Adults could provide suitable books with matching props to act them out. Here we focus on using The Doorbell Rang by Pat Hutchins, which is suitable for Reception children.
Read and enjoy The Doorbell Rang a number of times with the group. Acting out the story involves children in sharing a number of cookies between different numbers of people (using salt dough cookies and paper plates).
Encouraging mathematical thinking and reasoning:
Tell me about this picture (showing children who are about to take cookies from the plate). What do you notice? What do you wonder?
Have you ever shared any cookies? Tell me about what happened. How many people were there?
Here are two (or three, or more) toys. Tell us how you could share the cookies out so that they all have the same number.
What will happen if another person turns up now? Can you explain why you think that?
How do Sam and Victoria know that there will be three cookies each? Shall we act it out?
Have they all got the same? How do you know? Can you prove it? Can you show me?
What do you think the children should/might do now? (Especially at the last doorbell.)
I wonder what would happen if there were a smaller number of cookies? An odd number of people at the door? Or a number giving remainders? E.g. ten shared between three or four.

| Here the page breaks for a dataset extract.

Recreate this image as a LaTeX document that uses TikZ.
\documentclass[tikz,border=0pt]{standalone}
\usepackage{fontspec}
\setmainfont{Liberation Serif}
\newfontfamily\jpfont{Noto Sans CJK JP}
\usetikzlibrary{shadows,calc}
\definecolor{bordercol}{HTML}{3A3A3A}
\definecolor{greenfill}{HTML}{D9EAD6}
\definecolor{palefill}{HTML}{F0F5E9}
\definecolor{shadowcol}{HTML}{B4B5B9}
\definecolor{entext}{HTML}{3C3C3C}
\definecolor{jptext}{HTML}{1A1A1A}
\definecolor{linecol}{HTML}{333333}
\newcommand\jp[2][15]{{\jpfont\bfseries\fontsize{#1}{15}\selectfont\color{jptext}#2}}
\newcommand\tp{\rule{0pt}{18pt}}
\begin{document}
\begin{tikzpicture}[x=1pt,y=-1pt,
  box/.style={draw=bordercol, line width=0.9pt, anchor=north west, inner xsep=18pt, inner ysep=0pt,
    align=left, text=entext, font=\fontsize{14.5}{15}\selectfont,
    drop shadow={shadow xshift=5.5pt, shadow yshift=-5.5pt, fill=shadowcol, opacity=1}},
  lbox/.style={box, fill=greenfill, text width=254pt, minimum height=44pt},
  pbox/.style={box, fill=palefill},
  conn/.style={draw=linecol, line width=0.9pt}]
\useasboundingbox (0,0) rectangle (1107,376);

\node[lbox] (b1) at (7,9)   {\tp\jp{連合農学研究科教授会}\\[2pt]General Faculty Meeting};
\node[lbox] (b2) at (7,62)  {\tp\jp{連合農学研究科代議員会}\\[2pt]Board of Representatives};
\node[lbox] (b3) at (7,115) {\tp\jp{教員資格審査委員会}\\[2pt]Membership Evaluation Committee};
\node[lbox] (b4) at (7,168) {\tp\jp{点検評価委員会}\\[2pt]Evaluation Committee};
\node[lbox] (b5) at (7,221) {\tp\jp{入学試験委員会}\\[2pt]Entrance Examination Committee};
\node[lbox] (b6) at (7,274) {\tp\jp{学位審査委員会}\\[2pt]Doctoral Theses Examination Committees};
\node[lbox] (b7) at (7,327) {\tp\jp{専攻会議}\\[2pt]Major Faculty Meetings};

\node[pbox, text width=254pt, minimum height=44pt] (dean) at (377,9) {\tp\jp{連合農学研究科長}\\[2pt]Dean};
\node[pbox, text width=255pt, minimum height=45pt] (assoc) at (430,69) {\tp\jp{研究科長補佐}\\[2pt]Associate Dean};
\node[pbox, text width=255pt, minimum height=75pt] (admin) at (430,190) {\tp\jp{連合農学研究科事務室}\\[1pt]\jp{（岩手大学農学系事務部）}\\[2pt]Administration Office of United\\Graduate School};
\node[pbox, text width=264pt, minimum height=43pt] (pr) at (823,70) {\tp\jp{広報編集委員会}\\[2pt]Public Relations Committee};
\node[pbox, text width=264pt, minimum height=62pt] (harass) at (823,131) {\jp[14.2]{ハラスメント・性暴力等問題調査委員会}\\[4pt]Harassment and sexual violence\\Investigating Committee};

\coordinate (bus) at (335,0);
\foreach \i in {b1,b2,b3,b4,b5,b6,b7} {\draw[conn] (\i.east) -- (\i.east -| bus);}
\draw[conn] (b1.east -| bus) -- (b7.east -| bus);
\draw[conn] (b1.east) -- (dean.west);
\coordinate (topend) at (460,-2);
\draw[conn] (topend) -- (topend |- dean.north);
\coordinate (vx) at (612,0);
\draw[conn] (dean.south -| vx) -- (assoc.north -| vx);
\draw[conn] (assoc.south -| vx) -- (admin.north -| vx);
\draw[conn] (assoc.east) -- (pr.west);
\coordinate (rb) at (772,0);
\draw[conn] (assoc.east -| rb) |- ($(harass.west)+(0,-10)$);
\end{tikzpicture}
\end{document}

Would you like to do a drawing/picture to show how Sam and Victoria could share out the cookies fairly? To show how you have shared them?
The Mathematical Journey
• cardinality – the last number tells you how many there are
• counting for a purpose – to see if everyone has the same number
• saying who has more or not as many
• saying which numbers are more or less than others
• matching numerals to amounts, or recording amounts informally
• sharing practically, using one-to-one and many-to-one
• understanding how ‘dealing’ results in equal shares and the same number each
• knowing ‘halves’ mean two equal parts of a whole
• changing strategies, e.g. starting again and redistributing
• using adding and subtracting to make it fair
Children could be invited to create their own version of the story, which an adult could scribe for them to illustrate as a group book.Instead of changing the number of children, you could change the number of cookies to share, and explore which numbers ‘work’.

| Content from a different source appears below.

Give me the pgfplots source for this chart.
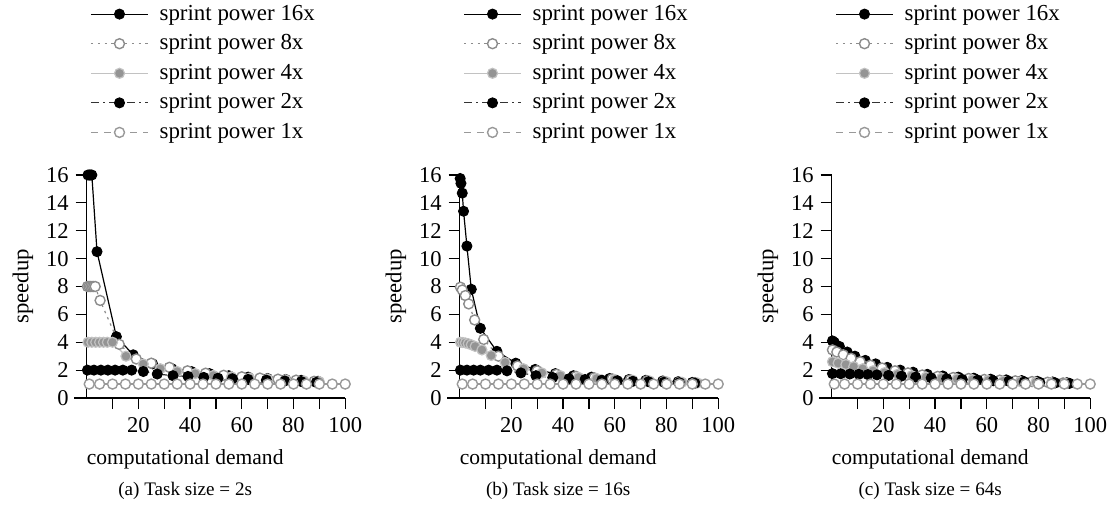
\documentclass[border=0pt]{standalone}
\usepackage{fontspec}
\setmainfont{Liberation Serif}
\usepackage{pgfplots}
\pgfplotsset{compat=1.18}
\definecolor{g8}{gray}{0.55}
\definecolor{g4l}{gray}{0.76}
\definecolor{g4f}{gray}{0.58}
\definecolor{g1}{gray}{0.6}
\pgfplotsset{
  s16/.style={black, solid, line width=0.6bp, mark=*, mark size=2.5bp, mark options={solid, fill=black, draw=black, line width=0.5bp}},
  s8/.style={g8, line width=0.6bp, dash pattern=on 1.2bp off 2.2bp, mark=*, mark size=2.5bp, mark options={solid, fill=white, draw=g8, line width=0.7bp}},
  s4/.style={g4l, line width=0.6bp, solid, mark=*, mark size=2.5bp, mark options={solid, fill=g4f, draw=g4l, line width=0.6bp}},
  s2/.style={black!80, line width=0.6bp, dash pattern=on 4bp off 2bp on 1bp off 2bp, mark=*, mark size=2.5bp, mark options={solid, fill=black, draw=black, line width=0.5bp}},
  s1/.style={g1, line width=0.6bp, dash pattern=on 3.5bp off 3bp, mark=*, mark size=2.5bp, mark options={solid, fill=white, draw=g1, line width=0.7bp}},
  myaxis/.style={
    scale only axis, width=135.6bp, height=111.5bp,
    xmin=-4.9, xmax=100, ymin=0, ymax=16,
    axis x line=bottom, axis y line=middle,
    axis line style={-, line width=0.6bp, black},
    tick align=outside,
    hide obscured y ticks=false, hide obscured x ticks=false,
    xtick={10,20,...,100}, xticklabels={,20,,40,,60,,80,,100},
    ytick={0,2,...,16},
    major tick length=5.5bp,
    tick style={line width=0.6bp, black},
    /pgf/number format/assume math mode=true,
    ticklabel style={font=\fontsize{11.3}{12}\selectfont},
    xticklabel style={yshift=-0.5bp},
    xlabel={computational demand}, ylabel={speedup},
    every axis x label/.style={at={(axis description cs:0.41,-0.2735)}, anchor=center, font=\fontsize{10.8}{12}\selectfont},
    every axis y label/.style={at={(axis description cs:-0.188,0.5)}, anchor=center, rotate=90, font=\fontsize{11.4}{12}\selectfont},
    legend cell align=left,
    legend image code/.code={\draw[mark repeat=2, mark phase=2, ##1] plot coordinates {(0bp,0bp) (14.25bp,0bp) (28.5bp,0bp)};},
    legend style={at={(axis description cs:0.059,1.773)}, anchor=north west, draw=none, fill=none, inner sep=0pt,
      font=\fontsize{11.5}{13}\selectfont, row sep=3.7bp,
      nodes={inner sep=1bp},
      /tikz/every odd column/.append style={column sep=4.5bp}},
    clip=false,
  }
}
\begin{document}
\begin{tikzpicture}
\path[use as bounding box] (-37bp,-58bp) rectangle (519.5bp,199bp);
% ---------------- (a)
\begin{axis}[myaxis, at={(0bp,0bp)}, anchor=south west]
\addplot[s16] table {
0.5 16
1 16
1.5 16
2 16
4 10.5
11.5 4.4
18 3.1
25.5 2.45
33 2.1
40.5 1.9
47.5 1.75
55 1.6
62.5 1.5
70 1.4
77 1.33
83 1.27
89.5 1.2
};
\addplot[s8] table {
0.3 8
0.9 8
1.5 8
2.1 8
2.7 8
3.3 8
5.2 7.0
12.6 3.85
19.2 2.8
25 2.5
32 2.2
39 1.95
46 1.78
53 1.63
60 1.52
67 1.43
74 1.35
81 1.28
88 1.2
};
\addplot[s4] table {
0.5 4
2 4
3.5 4
5 4
6.5 4
8 4
10 4
15.2 3.0
21.9 2.44
28.5 2.1
35 1.9
42 1.75
49 1.62
56 1.52
63 1.43
70 1.36
77 1.3
84 1.23
90 1.17
};
\addplot[s2] table {
0.3 2
2.8 2
5.5 2
8.2 2
11 2
14 2
17.4 2
21.9 1.9
27.3 1.72
33.4 1.6
39.2 1.55
45.3 1.48
50.8 1.42
56.4 1.38
62.4 1.33
69.5 1.28
76.6 1.22
83 1.18
88.8 1.12
};
\addplot[s1] table {
1 1
5 1
10 1
15 1
20 1
25 1
30 1
35 1
40 1
45 1
50 1
55 1
60 1
65 1
70 1
75 1
80 1
85 1
90 1
95 1
100 1
};
\legend{sprint power 16x, sprint power 8x, sprint power 4x, sprint power 2x, sprint power 1x}
\node[font=\fontsize{9.6}{11}\selectfont] at (axis description cs:0.41,-0.417) {(a) Task size = 2s};
\end{axis}
% ---------------- (b)
\begin{axis}[myaxis, at={(186.5bp,0bp)}, anchor=south west]
\addplot[s16] table {
0.2 15.75
0.5 15.4
1 14.7
1.5 13.4
2.8 10.9
4.5 7.8
8 5.0
14.4 3.35
21.7 2.5
29.2 2.05
37 1.75
44 1.6
51 1.5
58 1.4
65.5 1.33
72 1.27
78.5 1.22
84.5 1.17
90 1.12
};
\addplot[s8] table {
0.3 7.95
1 7.75
2.2 7.35
3.5 6.75
5.8 5.6
9.3 4.2
15 3.0
22.4 2.3
30 1.95
37.5 1.7
45 1.55
52 1.45
59 1.37
66 1.3
72.5 1.24
79 1.19
85 1.14
91 1.1
};
\addplot[s4] table {
0.3 4
1.2 3.98
2.2 3.95
3.3 3.9
4.5 3.82
6 3.7
8.6 3.45
12.2 3.05
17.6 2.55
24.7 2.1
31.8 1.8
39 1.6
46 1.48
53 1.4
60 1.33
67 1.27
73.5 1.22
80 1.17
86 1.13
92 1.08
};
\addplot[s2] table {
0.3 2
2.8 2
5.4 2
8 2
11.2 2
14.4 2
18.3 1.95
23.7 1.8
29.5 1.6
36 1.47
42.3 1.38
48.5 1.33
55 1.28
61 1.24
67 1.2
73 1.17
79 1.13
85 1.1
91 1.06
};
\addplot[s1] table {
1 1
5 1
10 1
15 1
20 1
25 1
30 1
35 1
40 1
45 1
50 1
55 1
60 1
65 1
70 1
75 1
80 1
85 1
90 1
95 1
100 1
};
\legend{sprint power 16x, sprint power 8x, sprint power 4x, sprint power 2x, sprint power 1x}
\node[font=\fontsize{9.6}{11}\selectfont] at (axis description cs:0.41,-0.417) {(b) Task size = 16s};
\end{axis}
% ---------------- (c)
\begin{axis}[myaxis, at={(372.5bp,0bp)}, anchor=south west]
\addplot[s16] table {
0.3 4.1
1 4.0
3 3.7
6 3.3
9 3.0
13 2.7
17 2.45
21.5 2.2
26.5 2.0
31.5 1.85
37 1.7
43 1.58
49 1.5
55 1.42
61.5 1.35
67.5 1.3
73.5 1.25
79.5 1.2
85.5 1.15
91 1.1
};
\addplot[s8] table {
0.3 3.45
2 3.3
4.5 3.1
7.5 2.85
11 2.6
15 2.35
19.5 2.15
24.5 1.95
29.5 1.8
35 1.65
41 1.55
47 1.47
53 1.4
59 1.33
65 1.28
71 1.23
77.5 1.18
83.5 1.13
89.5 1.08
};
\addplot[s4] table {
0.3 2.6
2.5 2.5
5.5 2.4
8.5 2.25
12 2.1
16 1.95
20.5 1.82
25.5 1.7
31 1.6
36.5 1.5
42.5 1.43
48.5 1.37
54.5 1.31
60.5 1.26
66.5 1.22
73 1.17
79 1.13
85 1.1
91 1.06
};
\addplot[s2] table {
0.3 1.75
3.5 1.74
7 1.72
10.5 1.7
14 1.68
17.5 1.66
22 1.62
27 1.57
32.5 1.5
38.5 1.44
44.5 1.38
50.5 1.33
56.5 1.28
62.5 1.24
68.5 1.2
74.5 1.16
80.5 1.12
86.5 1.08
92 1.05
};
\addplot[s1] table {
1 1
5 1
10 1
15 1
20 1
25 1
30 1
35 1
40 1
45 1
50 1
55 1
60 1
65 1
70 1
75 1
80 1
85 1
90 1
95 1
100 1
};
\legend{sprint power 16x, sprint power 8x, sprint power 4x, sprint power 2x, sprint power 1x}
\node[font=\fontsize{9.6}{11}\selectfont] at (axis description cs:0.41,-0.417) {(c) Task size = 64s};
\end{axis}
\end{tikzpicture}
\end{document}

Other books which lend themselves to mathematical discussions include:
Jim and the Beanstalk by Raymond Briggs, about measuring the giant for glasses.
Mouse Count by Ellen Stowe Walsh, about a snake collecting mice to eat.
The Doorbell Rang by Pat Hutchins: https://scitechinstitute.orgwww.youtube.com/watch?v=BXtu90JnDkM
Twelve salt dough or playdough biscuits and twelve paper plates.
Laminated pictures of biscuits and children from the book to arrange on a magnet board.
A battery doorbell (a bike bell also works).
A range of materials for children to record.